The Magyar Nemzeti Bank’s (MNB) Funding for Growth Scheme (FGS), launched in 2013 to help boost the economy, with the battered banks still backing off, was expected to end this year. However, with commercial lenders remaining wary of government policy, the programme will now be gradually phased out in 2016, the central bank said.
Under the extended programme, a total of HUF600bn (€1.9bn) will be allocated next year. The funding will be equally split between local and foreign currency lending, the MNB said in a statement on its website.
The MNB will also launch a new pro-growth programme designed to help local lenders return to market-based lending as it phases out FGS. Banks participating in the Growth Supporting Programme (GSP) will have to undertake to boost their loan stock to small and medium businesses (SMEs) with concrete targets. In return, the MNB may consider lower capital requirements, assume part of the risk on some loans via interest rate swaps, and introduce a preferential deposit facility for qualifying banks.
The MNB said it will provide up to HUF1tn next year in interest-rate swaps. Qualifying banks will also be able to hold excess liquidity in a preferential deposit facility at the benchmark rate. The total amount of the deposit facility is HUF500bn.
“As a result of the above programmes, the stocks of corporate and targeted SME loans are expected to increase by HUF250bn-HUF400bn in 2016, which is equal to an annual growth rate of 5%-10%”, the MNB said.
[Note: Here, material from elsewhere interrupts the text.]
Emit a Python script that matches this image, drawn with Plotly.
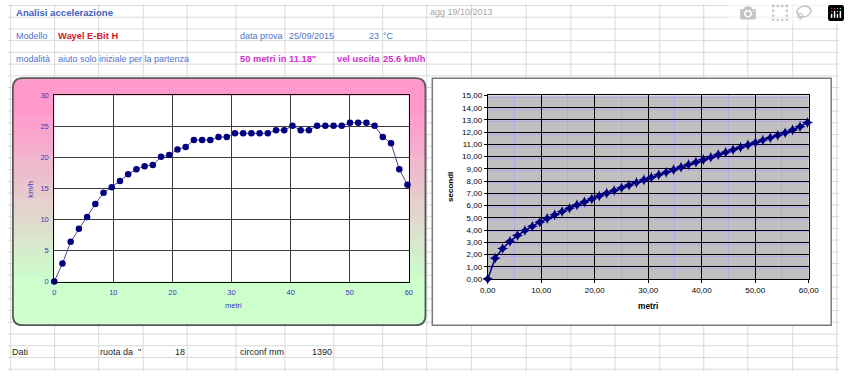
import math
import plotly.graph_objects as go

# ---------------- data ----------------
metri = [0.00, 1.39, 2.78, 4.17, 5.56, 6.95, 8.34, 9.73, 11.12, 12.51, 13.90, 15.29,
         16.68, 18.07, 19.46, 20.85, 22.24, 23.63, 25.02, 26.41, 27.80, 29.19, 30.58,
         31.97, 33.36, 34.75, 36.14, 37.53, 38.92, 40.31, 41.70, 43.09, 44.48, 45.87,
         47.26, 48.65, 50.04, 51.43, 52.82, 54.21, 55.60, 56.99, 58.38, 59.77]
kmh = [0, 2.9, 6.4, 8.5, 10.4, 12.5, 14.3, 15.2, 16.2, 17.3, 18.1, 18.6, 18.8, 20.1,
       20.4, 21.3, 21.7, 22.8, 22.8, 22.8, 23.3, 23.3, 23.9, 23.9, 23.9, 23.9, 23.9,
       24.4, 24.4, 25.1, 24.4, 24.4, 25.1, 25.1, 25.1, 25.1, 25.6, 25.6, 25.6, 25.1,
       23.3, 22.3, 18.1, 15.6]
secondi = [0.00, 1.70, 2.49, 3.08, 3.56, 3.96, 4.31, 4.64, 4.95, 5.24, 5.51, 5.78,
           6.05, 6.30, 6.54, 6.78, 7.01, 7.23, 7.45, 7.67, 7.88, 8.10, 8.30, 8.51,
           8.72, 8.93, 9.14, 9.35, 9.55, 9.75, 9.95, 10.16, 10.36, 10.56, 10.76,
           10.96, 11.15, 11.35, 11.54, 11.74, 11.95, 12.18, 12.45, 12.78]

W, H = 850, 377
FONT = "Liberation Sans, Arial, sans-serif"

def px(x):
    return x / W

def py(y):
    return 1 - y / H

shapes = []

# ---------------- spreadsheet grid (drawn first, boxes cover it) ----------------
GRID = "#D9D9D9"
cols = [2.7, 47.7, 92.7, 138.3, 183.3, 233.3, 283.3, 333.3, 383.3, 428.3, 474,
        530, 575.7, 621, 666.7, 711.7, 756.7, 802.7, 847.7]
rows = [1.5 + 12.02 * k for k in range(32)]
for y in rows:
    shapes.append(dict(type="line", xref="paper", yref="paper", x0=0, x1=1,
                       y0=py(y), y1=py(y), line=dict(color=GRID, width=1), layer="below"))
for x in cols:
    shapes.append(dict(type="line", xref="paper", yref="paper", x0=px(x), x1=px(x),
                       y0=0, y1=1, line=dict(color=GRID, width=1), layer="below"))

# ---------------- left box: vertical pink->green gradient, rounded ----------------
LB = (5, 76, 427, 329)
RAD = 10
PINK = (255, 153, 204)
GREEN = (204, 255, 204)
T0, T1 = 0.15, 0.82
hgt = LB[3] - LB[1]
for j in range(hgt):
    yc = j + 0.5
    t = yc / hgt
    u = min(1.0, max(0.0, (t - T0) / (T1 - T0)))
    c = tuple(int(round(PINK[k] + (GREEN[k] - PINK[k]) * u)) for k in range(3))
    d = min(yc, hgt - yc)
    inset = 0.0
    if d < RAD:
        inset = RAD - math.sqrt(max(0.0, RAD * RAD - (RAD - d) ** 2))
    ybot = LB[1] + j + (1.6 if j < hgt - 1 else 1.0)
    shapes.append(dict(type="rect", xref="paper", yref="paper",
                       x0=px(LB[0] + inset), x1=px(LB[2] - inset),
                       y0=py(LB[1] + j), y1=py(ybot),
                       fillcolor="rgb(%d,%d,%d)" % c, line=dict(width=0), layer="below"))

def rounded_path(x0, y0, x1, y1, r):
    P = lambda x, y: f"{px(x):.5f},{py(y):.5f}"
    return (f"M {P(x0 + r, y0)} L {P(x1 - r, y0)} Q {P(x1, y0)} {P(x1, y0 + r)} "
            f"L {P(x1, y1 - r)} Q {P(x1, y1)} {P(x1 - r, y1)} "
            f"L {P(x0 + r, y1)} Q {P(x0, y1)} {P(x0, y1 - r)} "
            f"L {P(x0, y0 + r)} Q {P(x0, y0)} {P(x0 + r, y0)} Z")

shapes.append(dict(type="path", xref="paper", yref="paper",
                   path=rounded_path(*LB, RAD), line=dict(color="#5A5A5A", width=1.8),
                   layer="below"))

# ---------------- right box ----------------
RB = (434, 76, 842, 329)
shapes.append(dict(type="rect", xref="paper", yref="paper",
                   x0=px(RB[0]), x1=px(RB[2]), y0=py(RB[1]), y1=py(RB[3]),
                   fillcolor="white", line=dict(color="#7A7A7A", width=1.5), layer="below"))

# plot areas (pixels)
L_PA = (47.3, 93.7, 410.0, 284.3)
R_PA = (490.7, 93.7, 819.0, 281.7)
shapes.append(dict(type="rect", xref="paper", yref="paper",
                   x0=px(L_PA[0]), x1=px(L_PA[2]), y0=py(L_PA[1]), y1=py(L_PA[3]),
                   fillcolor="white", line=dict(width=0), layer="below"))
shapes.append(dict(type="rect", xref="paper", yref="paper",
                   x0=px(R_PA[0]), x1=px(R_PA[2]), y0=py(R_PA[1]), y1=py(R_PA[3]),
                   fillcolor="#C0C0C0", line=dict(width=0), layer="below"))

# ---------------- traces ----------------
fig = go.Figure()
fig.add_trace(go.Scatter(x=metri, y=kmh, mode="lines+markers", xaxis="x", yaxis="y",
                         line=dict(color="#4B4B8C", width=1),
                         marker=dict(color="#000080", size=6.5, symbol="circle"),
                         cliponaxis=False, showlegend=False, hoverinfo="x+y"))
fig.add_trace(go.Scatter(x=metri, y=secondi, mode="lines+markers", xaxis="x2", yaxis="y2",
                         line=dict(color="#000080", width=1.5),
                         marker=dict(color="#000080", size=8, symbol="star-diamond"),
                         cliponaxis=False, showlegend=False, hoverinfo="x+y"))

LTICK = "#3A36C8"
axL = dict(showgrid=True, gridcolor="#3A3A3A", gridwidth=1, zeroline=False,
           showline=True, linecolor="#000000", linewidth=1, mirror=True,
           ticks="outside", ticklen=3, tickcolor="rgba(0,0,0,0)",
           tickfont=dict(family=FONT, size=7.5, color=LTICK), fixedrange=True)
axR = dict(showgrid=True, gridcolor="#000000", gridwidth=1, zeroline=False,
           showline=True, linecolor="#000000", linewidth=1, mirror=True,
           ticks="outside", ticklen=3, tickcolor="#000000", tickwidth=1,
           tickformat=".2f",
           tickfont=dict(family=FONT, size=8, color="#000000"), fixedrange=True)

fig.update_layout(
    width=W, height=H, autosize=False,
    margin=dict(l=0, r=0, t=0, b=0, pad=0),
    paper_bgcolor="white", plot_bgcolor="rgba(0,0,0,0)",
    separators=",.",
    showlegend=False,
    xaxis=dict(axL, domain=[px(L_PA[0]), px(L_PA[2])], range=[0, 60], tick0=0, dtick=10,
               anchor="y"),
    yaxis=dict(axL, domain=[py(L_PA[3]), py(L_PA[1])], range=[0, 30], tick0=0, dtick=5,
               anchor="x"),
    xaxis2=dict(axR, domain=[px(R_PA[0]), px(R_PA[2])], range=[0, 60], tick0=0, dtick=10,
                anchor="y2",
                minor=dict(tick0=0, dtick=5, showgrid=True, gridcolor="#B9A6EC",
                           gridwidth=1)),
    yaxis2=dict(axR, domain=[py(R_PA[3]), py(R_PA[1])], range=[0, 15], tick0=0, dtick=1,
                anchor="x2",
                minor=dict(tick0=-0.15, dtick=1, showgrid=True, gridcolor="#B9A6EC",
                           gridwidth=1)),
    shapes=shapes,
)

# ---------------- texts ----------------
BLUE = "#4F72CC"
TBLUE = "#3F62C2"
RED = "#D0202E"
MAG = "#D22ED2"
GREY = "#A6A6A6"
DARK = "#1E1E1E"

def txt(s, x, y, size=9, color=BLUE, bold=False, anchor="left", angle=0):
    fig.add_annotation(text=f"<b>{s}</b>" if bold else s, x=px(x), y=py(y),
                       xref="paper", yref="paper", xanchor=anchor, yanchor="middle",
                       showarrow=False, textangle=angle, borderpad=0,
                       font=dict(family=FONT, size=size, color=color))

txt("Analisi accelerazione", 7, 8.3, 9.6, TBLUE, True)
txt("agg 19/10/2013", 431, 8.3, 9, GREY)
txt("Modello", 7, 32.5)
txt("Wayel E-Bit H", 50, 32.5, 9.3, RED, True)
txt("data prova", 236, 32.5)
txt("25/09/2015", 286, 32.5)
txt("23", 380.5, 32.5, anchor="right")
txt("°C", 383, 32.5)
txt("modalità", 7, 56.5)
txt("aiuto solo iniziale per la partenza", 50, 56.5)
txt("50 metri in 11.18\"", 236, 56.5, 9.3, MAG, True)
txt("vel uscita", 335, 56.5, 9.3, MAG, True)
txt("25.6 km/h", 383, 56.5, 9.3, MAG, True)

txt("Dati", 3.5, 356.7, 9, DARK)
txt("ruota da  \"", 93, 356.7, 9, DARK)
txt("18", 181.7, 356.7, 9, DARK, anchor="right")
txt("circonf mm", 236, 356.7, 9, DARK)
txt("1390", 332.3, 356.7, 9, DARK, anchor="right")

# axis titles
txt("km/h", 22.7, 190, 7.7, LTICK, False, "center", -90)
txt("metri", 231, 309.3, 7.5, LTICK, False, "center")
txt("secondi", 452.5, 187, 8, "#000000", True, "center", -90)
txt("metri", 655, 309.3, 8.3, "#000000", True, "center")

# remove the default page margin right away (runs synchronously, not after the plot promise)
fig.write_html("out.html",
               post_script="});document.body.style.margin='0';"
                           "document.body.style.padding='0';(function(){")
The measures are a supplement to the government’s efforts to persuade banks to resume lending. Alongside a sharp drop in incoming EU funds, a lack of credit has helped undermine economic growth this year. Hungary is forecast to see growth ease to 3.2% in 2015, from 3.6% last year.
“The aim is to have a lasting turnaround in market-based lending in 2016," MNB Deputy Governor Marton Nagy told a news conference. The official added that the programme is expected to boost GDP growth above the central bank's 2.5% forecast.
The MNB has long criticised lenders for failing to boost lending to the economy since the government signed off on a peace pact early this year. Sevearal central bank officials have insisted that the planned cuts in the bank tax for 2016 and beyond should be linked to increased lending.